◆ **PROBLEM DETAILS**:
Copy the listing verbatim, excluding any images found in it.

◆ **DATA BLOCK**:
>>>

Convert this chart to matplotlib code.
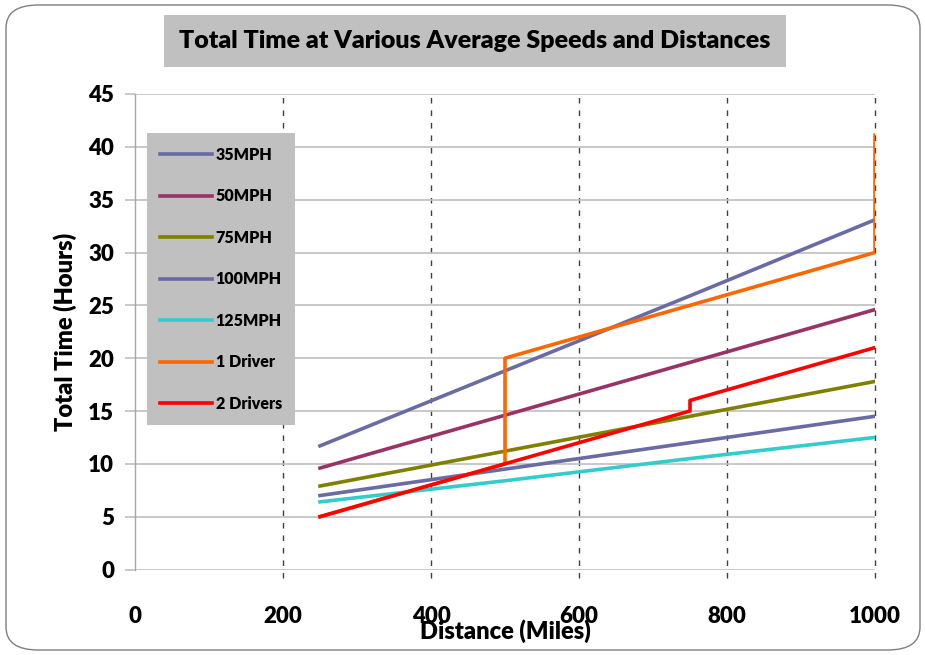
import matplotlib.pyplot as plt
from matplotlib.patches import FancyBboxPatch

plt.rcParams['font.family'] = ['Lato', 'DejaVu Sans']
plt.rcParams['font.weight'] = 'bold'

# Data
distance = [250, 500, 750, 1000]
mph35 = [11.7, 18.8, 25.9, 33.1]
mph50 = [9.6, 14.6, 19.6, 24.6]
mph75 = [7.9, 11.2, 14.5, 17.8]
mph100 = [7.0, 9.5, 12.0, 14.5]
mph125 = [6.4, 8.4, 10.5, 12.5]

driver1_x = [250, 500, 500, 750, 1000, 1000]
driver1_y = [5, 10, 20, 25, 30, 41.1]
driver2_x = [250, 500, 750, 750, 1000]
driver2_y = [5, 10, 15, 16, 21]

fig = plt.figure(figsize=(9.25, 6.55), dpi=100)

# rounded chart border
border = FancyBboxPatch((6 / 925, 5 / 655), 914 / 925, 645 / 655,
                        boxstyle="round,pad=0,rounding_size=0.035",
                        transform=fig.transFigure, facecolor='none',
                        edgecolor='#7f7f7f', linewidth=1.0, zorder=-1)
fig.patches.append(border)

ax = fig.add_axes([135 / 925, 85.5 / 655, 740 / 925, 475.5 / 655])
ax.set_facecolor('none')

lw = 2.6
ax.plot(distance, mph35, color='#686BA4', lw=lw, label='35MPH')
ax.plot(distance, mph50, color='#993366', lw=lw, label='50MPH')
ax.plot(distance, mph75, color='#808000', lw=lw, label='75MPH')
ax.plot(distance, mph100, color='#686BA4', lw=lw, label='100MPH')
ax.plot(distance, mph125, color='#33CCCC', lw=lw, label='125MPH')
ax.plot(driver1_x, driver1_y, color='#FF6600', lw=lw, label='1 Driver')
ax.plot(driver2_x, driver2_y, color='#FF0000', lw=lw, label='2 Drivers')

ax.set_xlim(0, 1000)
ax.set_ylim(0, 45)
ax.set_xticks([0, 200, 400, 600, 800, 1000])
ax.set_yticks(range(0, 50, 5))

for s in ['top', 'right', 'bottom']:
    ax.spines[s].set_visible(False)
ax.spines['left'].set_color('#a6a6a6')
ax.spines['left'].set_linewidth(1.0)

ax.grid(axis='y', color='#bfbfbf', linestyle='-', linewidth=1.2, zorder=0)
for xv in [200, 400, 600, 800, 1000]:
    ax.plot([xv, xv], [-0.8, 45], color='#404040', linestyle=(0, (4, 5)),
            linewidth=1.0, zorder=0, clip_on=False)
ax.set_axisbelow(True)

ax.tick_params(axis='y', length=7, color='#bfbfbf', width=1.2, pad=8, labelsize=16)
ax.tick_params(axis='x', length=0, pad=26, labelsize=16)
for t in ax.get_xticklabels() + ax.get_yticklabels():
    t.set_fontweight('heavy')

ax.set_xlabel('Distance (Miles)', fontsize=17, fontweight='heavy', labelpad=-5.5)
ax.set_ylabel('Total Time (Hours)', fontsize=17, fontweight='heavy', labelpad=8)

leg = ax.legend(loc='upper left', bbox_to_anchor=(0.016, 0.918), borderaxespad=0,
                handlelength=3.2, labelspacing=1.6, borderpad=0.85,
                handletextpad=0.25, frameon=True, fancybox=False,
                prop={'weight': 'heavy', 'size': 11.5})
leg.get_frame().set_facecolor('#C0C0C0')
leg.get_frame().set_edgecolor('none')
leg.get_frame().set_alpha(1)

fig.text(475 / 925, 1 - 41 / 655, 'Total Time at Various Average Speeds and Distances',
         ha='center', va='center', fontsize=18, fontweight='heavy',
         bbox=dict(facecolor='#C0C0C0', edgecolor='none', pad=11))

fig.savefig('out.png', dpi=100)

<<<

◆ **ANSWER FOR THE TASK**:
Convert this chart to matplotlib code.
import matplotlib.pyplot as plt
from matplotlib.patches import FancyBboxPatch

plt.rcParams['font.family'] = ['Lato', 'DejaVu Sans']
plt.rcParams['font.weight'] = 'bold'

# Data
distance = [250, 500, 750, 1000]
mph35 = [11.7, 18.8, 25.9, 33.1]
mph50 = [9.6, 14.6, 19.6, 24.6]
mph75 = [7.9, 11.2, 14.5, 17.8]
mph100 = [7.0, 9.5, 12.0, 14.5]
mph125 = [6.4, 8.4, 10.5, 12.5]

driver1_x = [250, 500, 500, 750, 1000, 1000]
driver1_y = [5, 10, 20, 25, 30, 41.1]
driver2_x = [250, 500, 750, 750, 1000]
driver2_y = [5, 10, 15, 16, 21]

fig = plt.figure(figsize=(9.25, 6.55), dpi=100)

# rounded chart border
border = FancyBboxPatch((6 / 925, 5 / 655), 914 / 925, 645 / 655,
                        boxstyle="round,pad=0,rounding_size=0.035",
                        transform=fig.transFigure, facecolor='none',
                        edgecolor='#7f7f7f', linewidth=1.0, zorder=-1)
fig.patches.append(border)

ax = fig.add_axes([135 / 925, 85.5 / 655, 740 / 925, 475.5 / 655])
ax.set_facecolor('none')

lw = 2.6
ax.plot(distance, mph35, color='#686BA4', lw=lw, label='35MPH')
ax.plot(distance, mph50, color='#993366', lw=lw, label='50MPH')
ax.plot(distance, mph75, color='#808000', lw=lw, label='75MPH')
ax.plot(distance, mph100, color='#686BA4', lw=lw, label='100MPH')
ax.plot(distance, mph125, color='#33CCCC', lw=lw, label='125MPH')
ax.plot(driver1_x, driver1_y, color='#FF6600', lw=lw, label='1 Driver')
ax.plot(driver2_x, driver2_y, color='#FF0000', lw=lw, label='2 Drivers')

ax.set_xlim(0, 1000)
ax.set_ylim(0, 45)
ax.set_xticks([0, 200, 400, 600, 800, 1000])
ax.set_yticks(range(0, 50, 5))

for s in ['top', 'right', 'bottom']:
    ax.spines[s].set_visible(False)
ax.spines['left'].set_color('#a6a6a6')
ax.spines['left'].set_linewidth(1.0)

ax.grid(axis='y', color='#bfbfbf', linestyle='-', linewidth=1.2, zorder=0)
for xv in [200, 400, 600, 800, 1000]:
    ax.plot([xv, xv], [-0.8, 45], color='#404040', linestyle=(0, (4, 5)),
            linewidth=1.0, zorder=0, clip_on=False)
ax.set_axisbelow(True)

ax.tick_params(axis='y', length=7, color='#bfbfbf', width=1.2, pad=8, labelsize=16)
ax.tick_params(axis='x', length=0, pad=26, labelsize=16)
for t in ax.get_xticklabels() + ax.get_yticklabels():
    t.set_fontweight('heavy')

ax.set_xlabel('Distance (Miles)', fontsize=17, fontweight='heavy', labelpad=-5.5)
ax.set_ylabel('Total Time (Hours)', fontsize=17, fontweight='heavy', labelpad=8)

leg = ax.legend(loc='upper left', bbox_to_anchor=(0.016, 0.918), borderaxespad=0,
                handlelength=3.2, labelspacing=1.6, borderpad=0.85,
                handletextpad=0.25, frameon=True, fancybox=False,
                prop={'weight': 'heavy', 'size': 11.5})
leg.get_frame().set_facecolor('#C0C0C0')
leg.get_frame().set_edgecolor('none')
leg.get_frame().set_alpha(1)

fig.text(475 / 925, 1 - 41 / 655, 'Total Time at Various Average Speeds and Distances',
         ha='center', va='center', fontsize=18, fontweight='heavy',
         bbox=dict(facecolor='#C0C0C0', edgecolor='none', pad=11))

fig.savefig('out.png', dpi=100)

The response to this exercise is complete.